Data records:
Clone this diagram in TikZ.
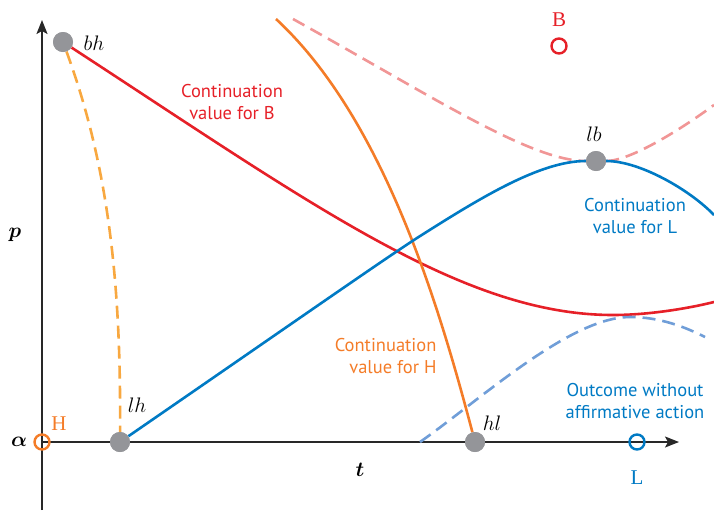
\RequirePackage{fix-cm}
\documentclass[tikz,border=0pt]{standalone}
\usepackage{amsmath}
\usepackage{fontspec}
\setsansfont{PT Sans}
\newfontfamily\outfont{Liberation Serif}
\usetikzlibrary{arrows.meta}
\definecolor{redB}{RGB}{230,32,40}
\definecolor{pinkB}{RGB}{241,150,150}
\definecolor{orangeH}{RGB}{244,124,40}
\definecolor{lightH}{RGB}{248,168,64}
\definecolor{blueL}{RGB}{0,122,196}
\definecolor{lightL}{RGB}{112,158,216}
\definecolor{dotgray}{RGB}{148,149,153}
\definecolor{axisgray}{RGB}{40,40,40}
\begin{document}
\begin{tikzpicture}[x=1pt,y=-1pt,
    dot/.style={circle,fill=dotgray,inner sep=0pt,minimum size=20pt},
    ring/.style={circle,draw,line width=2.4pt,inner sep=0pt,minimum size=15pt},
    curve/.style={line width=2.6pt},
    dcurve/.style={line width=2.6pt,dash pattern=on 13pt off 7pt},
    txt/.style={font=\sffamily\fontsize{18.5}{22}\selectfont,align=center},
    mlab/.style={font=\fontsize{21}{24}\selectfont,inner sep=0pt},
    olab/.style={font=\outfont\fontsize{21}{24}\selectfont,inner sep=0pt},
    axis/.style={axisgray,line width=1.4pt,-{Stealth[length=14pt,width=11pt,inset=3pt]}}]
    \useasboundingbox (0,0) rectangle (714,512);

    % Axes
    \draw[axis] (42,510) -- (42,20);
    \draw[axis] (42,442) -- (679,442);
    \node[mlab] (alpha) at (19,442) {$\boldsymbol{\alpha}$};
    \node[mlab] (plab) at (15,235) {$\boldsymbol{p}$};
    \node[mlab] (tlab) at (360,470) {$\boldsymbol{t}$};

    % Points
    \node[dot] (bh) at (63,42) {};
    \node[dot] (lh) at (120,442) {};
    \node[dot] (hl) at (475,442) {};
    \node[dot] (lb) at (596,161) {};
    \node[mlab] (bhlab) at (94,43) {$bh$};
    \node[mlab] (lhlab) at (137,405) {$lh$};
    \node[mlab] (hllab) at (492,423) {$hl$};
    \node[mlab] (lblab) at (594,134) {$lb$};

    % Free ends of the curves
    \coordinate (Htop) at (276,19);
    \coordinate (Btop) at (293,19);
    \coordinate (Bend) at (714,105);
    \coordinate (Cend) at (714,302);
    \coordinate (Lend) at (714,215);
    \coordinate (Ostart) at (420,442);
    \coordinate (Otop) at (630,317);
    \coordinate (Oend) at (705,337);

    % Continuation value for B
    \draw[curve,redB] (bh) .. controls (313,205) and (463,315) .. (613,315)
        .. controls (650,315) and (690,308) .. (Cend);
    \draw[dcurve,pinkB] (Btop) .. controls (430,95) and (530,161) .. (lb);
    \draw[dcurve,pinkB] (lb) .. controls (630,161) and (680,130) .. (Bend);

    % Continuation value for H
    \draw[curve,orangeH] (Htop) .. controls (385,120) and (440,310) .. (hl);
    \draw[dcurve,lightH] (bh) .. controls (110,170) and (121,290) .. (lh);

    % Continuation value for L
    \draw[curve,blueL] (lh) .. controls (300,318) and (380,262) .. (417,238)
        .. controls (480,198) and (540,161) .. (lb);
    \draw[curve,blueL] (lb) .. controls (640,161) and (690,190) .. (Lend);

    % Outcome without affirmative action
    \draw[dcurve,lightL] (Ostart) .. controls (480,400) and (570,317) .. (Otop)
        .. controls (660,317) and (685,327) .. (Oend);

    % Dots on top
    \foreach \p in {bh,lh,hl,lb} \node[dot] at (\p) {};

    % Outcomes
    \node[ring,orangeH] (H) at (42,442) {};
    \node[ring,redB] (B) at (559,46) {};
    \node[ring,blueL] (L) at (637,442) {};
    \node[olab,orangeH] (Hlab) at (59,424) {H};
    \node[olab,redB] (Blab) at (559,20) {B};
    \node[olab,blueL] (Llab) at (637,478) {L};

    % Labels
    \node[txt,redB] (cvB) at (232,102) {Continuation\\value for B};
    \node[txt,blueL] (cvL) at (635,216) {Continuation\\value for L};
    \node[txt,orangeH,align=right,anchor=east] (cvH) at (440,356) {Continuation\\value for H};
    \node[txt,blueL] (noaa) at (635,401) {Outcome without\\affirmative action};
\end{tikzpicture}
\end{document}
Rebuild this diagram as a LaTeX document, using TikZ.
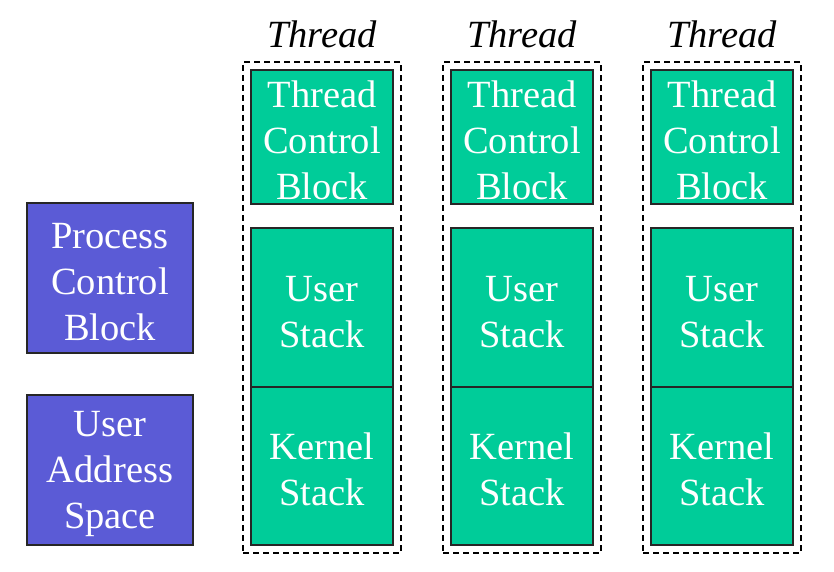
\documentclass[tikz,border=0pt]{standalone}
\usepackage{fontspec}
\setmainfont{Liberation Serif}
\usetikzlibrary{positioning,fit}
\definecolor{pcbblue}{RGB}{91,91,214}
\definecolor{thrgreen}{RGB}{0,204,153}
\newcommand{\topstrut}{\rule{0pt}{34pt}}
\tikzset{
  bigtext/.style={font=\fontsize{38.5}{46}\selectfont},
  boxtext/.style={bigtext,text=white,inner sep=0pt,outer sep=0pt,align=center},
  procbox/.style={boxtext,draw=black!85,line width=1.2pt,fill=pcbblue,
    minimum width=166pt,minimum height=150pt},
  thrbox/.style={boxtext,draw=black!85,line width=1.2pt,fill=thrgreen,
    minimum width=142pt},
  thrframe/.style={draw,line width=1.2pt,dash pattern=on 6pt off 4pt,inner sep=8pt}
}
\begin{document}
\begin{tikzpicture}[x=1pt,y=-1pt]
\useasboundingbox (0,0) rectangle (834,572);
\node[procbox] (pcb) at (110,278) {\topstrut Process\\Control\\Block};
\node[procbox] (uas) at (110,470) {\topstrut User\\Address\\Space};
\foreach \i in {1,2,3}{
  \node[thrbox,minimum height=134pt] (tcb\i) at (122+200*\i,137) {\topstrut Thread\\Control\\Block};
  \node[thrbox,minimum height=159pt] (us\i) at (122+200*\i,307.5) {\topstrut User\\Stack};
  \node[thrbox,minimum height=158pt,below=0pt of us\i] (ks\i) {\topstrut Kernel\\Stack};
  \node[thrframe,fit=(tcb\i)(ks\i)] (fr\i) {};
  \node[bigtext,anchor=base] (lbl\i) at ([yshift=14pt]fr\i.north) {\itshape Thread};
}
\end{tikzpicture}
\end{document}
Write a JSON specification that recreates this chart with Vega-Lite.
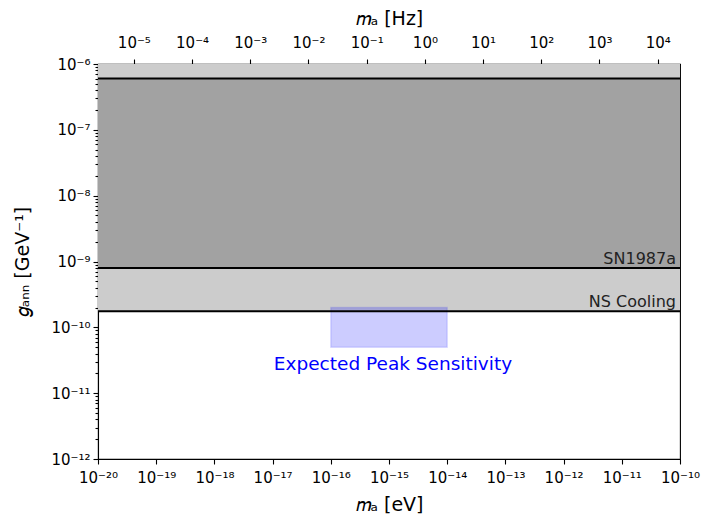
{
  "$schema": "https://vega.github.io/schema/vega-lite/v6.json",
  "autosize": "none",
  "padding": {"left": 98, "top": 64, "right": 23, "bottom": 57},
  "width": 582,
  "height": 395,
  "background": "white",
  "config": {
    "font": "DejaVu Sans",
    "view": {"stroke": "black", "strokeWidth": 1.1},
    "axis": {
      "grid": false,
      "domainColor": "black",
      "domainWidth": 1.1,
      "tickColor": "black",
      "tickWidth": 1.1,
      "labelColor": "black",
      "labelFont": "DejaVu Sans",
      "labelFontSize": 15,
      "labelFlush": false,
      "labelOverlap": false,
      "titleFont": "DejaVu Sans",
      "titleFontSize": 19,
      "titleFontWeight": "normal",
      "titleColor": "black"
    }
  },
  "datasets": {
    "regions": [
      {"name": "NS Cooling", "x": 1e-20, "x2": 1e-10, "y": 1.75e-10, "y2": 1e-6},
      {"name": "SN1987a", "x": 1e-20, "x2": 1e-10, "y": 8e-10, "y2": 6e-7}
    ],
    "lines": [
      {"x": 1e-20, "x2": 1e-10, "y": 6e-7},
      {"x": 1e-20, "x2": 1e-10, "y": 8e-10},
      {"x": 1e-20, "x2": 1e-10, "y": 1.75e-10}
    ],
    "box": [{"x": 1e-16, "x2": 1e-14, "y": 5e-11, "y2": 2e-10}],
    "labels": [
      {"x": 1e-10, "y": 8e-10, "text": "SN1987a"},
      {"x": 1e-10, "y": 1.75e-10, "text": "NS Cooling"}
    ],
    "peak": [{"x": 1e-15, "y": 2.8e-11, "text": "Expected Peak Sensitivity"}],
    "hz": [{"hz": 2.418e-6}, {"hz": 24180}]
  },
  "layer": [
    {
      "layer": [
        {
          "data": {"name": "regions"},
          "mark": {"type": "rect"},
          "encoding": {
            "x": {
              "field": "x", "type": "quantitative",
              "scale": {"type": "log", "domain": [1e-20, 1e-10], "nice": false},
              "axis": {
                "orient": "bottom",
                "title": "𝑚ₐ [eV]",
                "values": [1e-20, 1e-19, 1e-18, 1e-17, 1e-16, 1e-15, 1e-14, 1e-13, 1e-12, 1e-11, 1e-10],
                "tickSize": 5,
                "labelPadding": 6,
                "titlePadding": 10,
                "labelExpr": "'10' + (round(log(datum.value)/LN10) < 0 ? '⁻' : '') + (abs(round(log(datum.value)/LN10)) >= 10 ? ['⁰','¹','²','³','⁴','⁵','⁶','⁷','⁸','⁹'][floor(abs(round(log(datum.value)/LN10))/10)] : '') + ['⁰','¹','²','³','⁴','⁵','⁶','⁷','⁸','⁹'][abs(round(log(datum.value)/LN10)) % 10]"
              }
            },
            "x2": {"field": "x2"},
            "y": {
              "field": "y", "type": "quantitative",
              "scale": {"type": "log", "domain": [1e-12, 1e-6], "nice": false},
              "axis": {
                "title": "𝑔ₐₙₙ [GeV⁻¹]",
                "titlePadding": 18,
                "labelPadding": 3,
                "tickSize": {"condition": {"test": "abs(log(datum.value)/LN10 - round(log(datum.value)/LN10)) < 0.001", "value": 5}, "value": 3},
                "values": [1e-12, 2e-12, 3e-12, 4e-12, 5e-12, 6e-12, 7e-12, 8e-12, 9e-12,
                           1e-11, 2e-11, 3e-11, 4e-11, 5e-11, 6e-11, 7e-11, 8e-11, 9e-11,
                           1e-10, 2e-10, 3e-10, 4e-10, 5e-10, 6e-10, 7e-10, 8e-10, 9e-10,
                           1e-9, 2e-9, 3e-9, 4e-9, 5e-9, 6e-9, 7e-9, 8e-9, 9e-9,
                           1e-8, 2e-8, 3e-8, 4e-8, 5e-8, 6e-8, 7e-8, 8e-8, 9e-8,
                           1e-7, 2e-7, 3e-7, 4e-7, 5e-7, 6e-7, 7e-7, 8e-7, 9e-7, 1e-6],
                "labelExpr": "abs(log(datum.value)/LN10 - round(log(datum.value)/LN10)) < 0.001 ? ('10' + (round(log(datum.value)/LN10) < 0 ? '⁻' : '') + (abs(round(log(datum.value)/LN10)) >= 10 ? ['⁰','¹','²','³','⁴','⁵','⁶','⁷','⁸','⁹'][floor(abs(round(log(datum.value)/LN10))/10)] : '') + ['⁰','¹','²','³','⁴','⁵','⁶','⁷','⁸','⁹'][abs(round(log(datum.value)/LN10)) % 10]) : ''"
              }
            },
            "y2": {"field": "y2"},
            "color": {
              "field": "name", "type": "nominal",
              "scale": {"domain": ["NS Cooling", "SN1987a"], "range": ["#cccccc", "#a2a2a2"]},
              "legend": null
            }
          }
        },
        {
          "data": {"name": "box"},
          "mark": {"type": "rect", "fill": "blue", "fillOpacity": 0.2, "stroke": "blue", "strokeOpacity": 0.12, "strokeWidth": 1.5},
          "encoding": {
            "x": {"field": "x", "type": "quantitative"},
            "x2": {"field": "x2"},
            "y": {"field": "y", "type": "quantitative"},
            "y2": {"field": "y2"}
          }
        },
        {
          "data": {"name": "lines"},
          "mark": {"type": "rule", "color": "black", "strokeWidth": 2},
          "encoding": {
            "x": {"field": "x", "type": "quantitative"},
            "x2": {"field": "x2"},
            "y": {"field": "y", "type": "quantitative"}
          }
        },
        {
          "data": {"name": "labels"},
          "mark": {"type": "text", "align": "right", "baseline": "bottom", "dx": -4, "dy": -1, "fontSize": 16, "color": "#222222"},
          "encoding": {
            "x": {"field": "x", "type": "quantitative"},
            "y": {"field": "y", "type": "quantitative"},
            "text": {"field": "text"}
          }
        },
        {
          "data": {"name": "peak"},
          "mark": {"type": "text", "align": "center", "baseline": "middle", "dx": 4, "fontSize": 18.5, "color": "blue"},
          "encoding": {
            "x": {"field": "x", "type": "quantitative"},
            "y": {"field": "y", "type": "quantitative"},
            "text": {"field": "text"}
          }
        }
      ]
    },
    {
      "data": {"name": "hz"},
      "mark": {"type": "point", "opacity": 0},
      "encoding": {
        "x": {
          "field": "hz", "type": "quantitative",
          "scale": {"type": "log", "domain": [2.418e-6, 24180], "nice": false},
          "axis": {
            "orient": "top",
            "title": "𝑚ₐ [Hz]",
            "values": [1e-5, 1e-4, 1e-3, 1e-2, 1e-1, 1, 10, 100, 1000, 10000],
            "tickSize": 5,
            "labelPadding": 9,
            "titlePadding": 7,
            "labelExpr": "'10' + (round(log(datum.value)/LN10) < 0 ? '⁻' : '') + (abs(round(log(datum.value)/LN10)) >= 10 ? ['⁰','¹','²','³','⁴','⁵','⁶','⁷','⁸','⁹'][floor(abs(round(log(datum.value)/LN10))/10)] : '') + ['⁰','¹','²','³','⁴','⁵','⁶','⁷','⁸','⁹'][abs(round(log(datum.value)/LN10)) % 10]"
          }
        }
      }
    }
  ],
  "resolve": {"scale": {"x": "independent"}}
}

_What the exercise asks:_ Exactly reproduce the run of lines from the start of the listing through the line with "(tlab) at (360,470)", inclusive; pictures are not copied.

_Result of the task:_
Clone this diagram in TikZ.
\RequirePackage{fix-cm}
\documentclass[tikz,border=0pt]{standalone}
\usepackage{amsmath}
\usepackage{fontspec}
\setsansfont{PT Sans}
\newfontfamily\outfont{Liberation Serif}
\usetikzlibrary{arrows.meta}
\definecolor{redB}{RGB}{230,32,40}
\definecolor{pinkB}{RGB}{241,150,150}
\definecolor{orangeH}{RGB}{244,124,40}
\definecolor{lightH}{RGB}{248,168,64}
\definecolor{blueL}{RGB}{0,122,196}
\definecolor{lightL}{RGB}{112,158,216}
\definecolor{dotgray}{RGB}{148,149,153}
\definecolor{axisgray}{RGB}{40,40,40}
\begin{document}
\begin{tikzpicture}[x=1pt,y=-1pt,
    dot/.style={circle,fill=dotgray,inner sep=0pt,minimum size=20pt},
    ring/.style={circle,draw,line width=2.4pt,inner sep=0pt,minimum size=15pt},
    curve/.style={line width=2.6pt},
    dcurve/.style={line width=2.6pt,dash pattern=on 13pt off 7pt},
    txt/.style={font=\sffamily\fontsize{18.5}{22}\selectfont,align=center},
    mlab/.style={font=\fontsize{21}{24}\selectfont,inner sep=0pt},
    olab/.style={font=\outfont\fontsize{21}{24}\selectfont,inner sep=0pt},
    axis/.style={axisgray,line width=1.4pt,-{Stealth[length=14pt,width=11pt,inset=3pt]}}]
    \useasboundingbox (0,0) rectangle (714,512);

    % Axes
    \draw[axis] (42,510) -- (42,20);
    \draw[axis] (42,442) -- (679,442);
    \node[mlab] (alpha) at (19,442) {$\boldsymbol{\alpha}$};
    \node[mlab] (plab) at (15,235) {$\boldsymbol{p}$};
    \node[mlab] (tlab) at (360,470) {$\boldsymbol{t}$};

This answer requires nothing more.